Les bibliothèques universitaires sont absentes et ne sont pas mises à jour quand elles existent comme au Congo-Brazzaville, Etre bien suivi dans ses travaux de recherche pour les étudiants devient une sinécure car leurs professeurs sont souvent partagés entre les classes et les bureaux de certains politiques dont ils sont des conseillers.

 Dans ces pays où les enseignants ne sont pas généralement bien payés quand on voit le travail qu’ils fournissent ainsi que leur cursus universitaire, l’on constate le départ de certains d’entre eux vers d’autres horizons plus rémunérateurs.

L’enquête faite au niveau des compétences de la diaspora de l’Afrique centrale révèle qu’il y a des universitaires bien formés et capables d’aller rehausser le niveau de formation dans leur pays. Mais se posent les conditions de travail avec des salaires qui ne permettraient pas de mener à bien leurs enseignements et recherches.

Dans ces pays, on a parfois des hommes qui n’ont que le niveau du secondaire mais qui gagnent mieux leur vie que des universitaires parce qu’acteurs politiques au pouvoir. Et cette situation n’encourage pas certaines compétences de rentrer à Ndjamena, Brazzaville, Bangui ou Libreville où ils seront plus nécessiteux que dans les pays du Nord où certains se sont donnés à des petits métiers qui leur procurent le minimum vital malgré la « mise au placard » de leurs diplômes.

Revaloriser l’université en Afrique centrale

Aucune université de l’Afrique centrale sur la liste des cent meilleures du continent et cela devrait interpeller nos décideurs politiques car ils doivent comprendre que l’éducation est l’une des conditions fondamentales pour le développement d’un pays en dehors de la santé.

Et apparaît chez nos politiques un élan égoïste quand ils préfèrent envoyer leurs enfants aller étudier dans les pays du Nord et où ils vont aussi se faire soigner au moindre mal. Les pays d’Afrique centrale ont des richesses énormes qui devraient leur permettre de reconsidérer leur système éducatif en revalorisant la condition enseignante.

Que de compétences de l’Afrique centrale devenues Français, Britanniques, Canadiens et Américains qui voudraient participer au développement de leur pays ! Mais malheureusement ils sont incompris par les dirigeants de leur pays qui ont souvent lié le tribalisme à leur vision monarchique dans la direction de l’Etat.

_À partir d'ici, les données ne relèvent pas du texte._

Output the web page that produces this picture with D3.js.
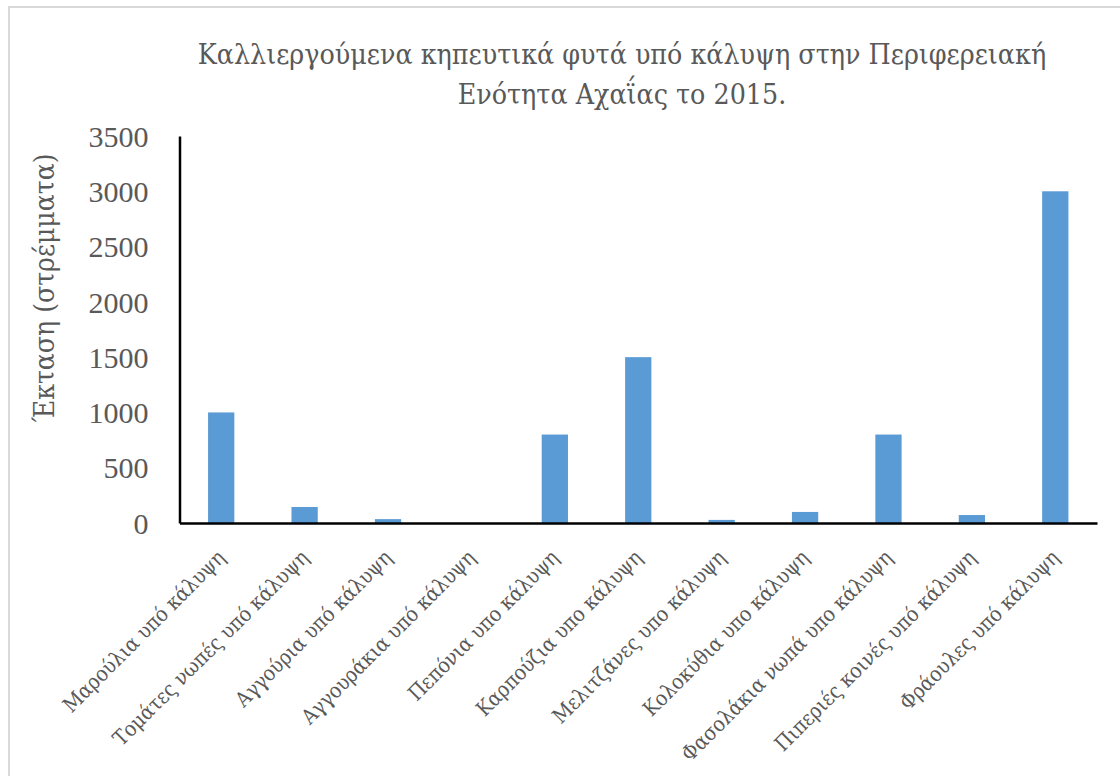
<!DOCTYPE html>
<html><head><meta charset="utf-8">
<script src="https://cdn.jsdelivr.net/npm/d3@7/dist/d3.min.js"></script>
<style>body{margin:0;background:#fff}svg{display:block}
text{font-family:"DejaVu Serif Condensed","DejaVu Serif","Liberation Serif",serif;fill:#595959}
.num{font-family:"Liberation Serif","DejaVu Serif",serif}</style>
</head><body><svg id="c" width="1120" height="776"></svg>
<script>
const categories = ["Μαρούλια υπό κάλυψη","Τομάτες νωπές υπό κάλυψη","Αγγούρια υπό κάλυψη","Αγγουράκια υπό κάλυψη","Πεπόνια υπο κάλυψη","Καρπούζια υπο κάλυψη","Μελιτζάνες υπο κάλυψη","Κολοκύθια υπο κάλυψη","Φασολάκια νωπά υπο κάλυψη","Πιπεριές κοινές υπό κάλυψη","Φράουλες υπό κάλυψη"];
const values = [1000,145,35,0,800,1500,28,100,800,72,3000];
const yTicks = [0,500,1000,1500,2000,2500,3000,3500];
const titleLines = ["Καλλιεργούμενα κηπευτικά φυτά υπό κάλυψη στην Περιφερειακή","Ενότητα Αχαΐας το 2015."];
const yTitle = "Έκταση (στρέμματα)";

const svg = d3.select("#c");
svg.append("rect").attr("x",9).attr("y",7).attr("width",1130).attr("height",800)
  .attr("fill","none").attr("stroke","#d9d9d9").attr("stroke-width",2);

const L=179.5, R=1097, T=136, B=523;
const x = d3.scaleBand().domain(categories).range([L,R]).paddingInner(0).paddingOuter(0);
const y = d3.scaleLinear().domain([0,3500]).range([B,T]);
const bw = x.bandwidth()*0.315;

function fit(sel, target, base){
  sel.attr("font-size",base);
  const w = sel.node().getComputedTextLength();
  return base*target/w;
}

svg.append("g").selectAll("rect").data(values).join("rect")
  .attr("x",(d,i)=>x(categories[i])+x.bandwidth()/2-bw/2)
  .attr("y",d=>y(d)).attr("width",bw).attr("height",d=>B-y(d))
  .attr("fill","#5b9bd5");

const ya = svg.append("g").attr("transform",`translate(${L},0)`)
  .call(d3.axisLeft(y).tickValues(yTicks).tickFormat(d3.format("d")).tickSize(0).tickPadding(31));
ya.attr("font-family",null).attr("font-size",null);
ya.select(".domain").attr("stroke","#000").attr("stroke-width",2.5);
ya.selectAll("text").attr("class","num").attr("font-size",30).attr("fill","#595959").attr("dy","0.34em");

const xa = svg.append("g").attr("transform",`translate(0,${B})`)
  .call(d3.axisBottom(x).tickSize(0).tickPadding(0));
xa.attr("font-family",null).attr("font-size",null);
xa.select(".domain").attr("stroke","#000").attr("stroke-width",2.5);
const xt = xa.selectAll("text");
const lfs = fit(d3.select(xt.nodes()[0]), 219, 20);
xt.attr("font-size",lfs).attr("fill","#595959")
  .attr("text-anchor","end").attr("y",0).attr("dy",0)
  .attr("transform","translate(5,36) rotate(-45)");

const tl = svg.append("g").selectAll("text").data(titleLines).join("text")
  .attr("x",622).attr("y",(d,i)=>64+i*40).attr("text-anchor","middle").text(d=>d);
const tfs = fit(d3.select(tl.nodes()[0]), 849, 26);
tl.attr("font-size",tfs);

const yt = svg.append("text").attr("transform","translate(54,288) rotate(-90)")
  .attr("text-anchor","middle").text(yTitle);
yt.attr("font-size",fit(yt,269,28));
</script></body></html>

Les universités d’Afrique centrale, une catastrophe humanitaire quand on se réfère à la place qu’elles occupent sur le classement continental par rapport à celles de l’Afrique de l’Ouest.

Et quand on se rappelle les quelques années post-indépendances quand les étudiants de ces pays venaient se former dans des universités de l’Afrique centrale comme le Centre d’enseignement supérieur de Brazzaville qui s’est transformé en Université de Brazzaville depuis 1972. Et ces établissements de l’Afrique centrale sont maintenant classés loin derrière l’université Cheik Anta Diop (Sénégal) et l’université de Ouagadougou (Burkina Faso) qui occupent respectivement les 14è et 37è places.

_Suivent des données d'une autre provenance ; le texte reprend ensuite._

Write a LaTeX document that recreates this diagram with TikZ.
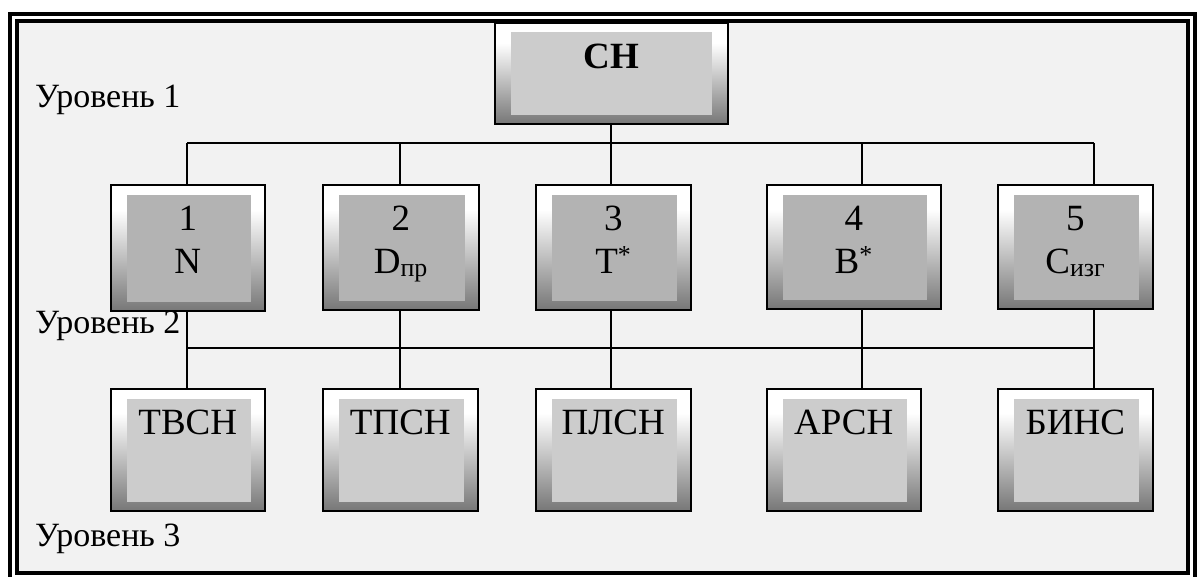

À quand les richesses de l’Afrique centrale devront-elles servir grandement à la formation des cadres ainsi qu’à leur prise en charge décente et non à l’achat des armes et la corruption des acteurs politiques qui ne font qu’aggraver les malheurs des Africains de cette sous-région ? Si l’Afrique centrale néglige ses universités, elle va droit au mur : triste réalité d’une région riche qui mériterait mieux que ça de ses politiques.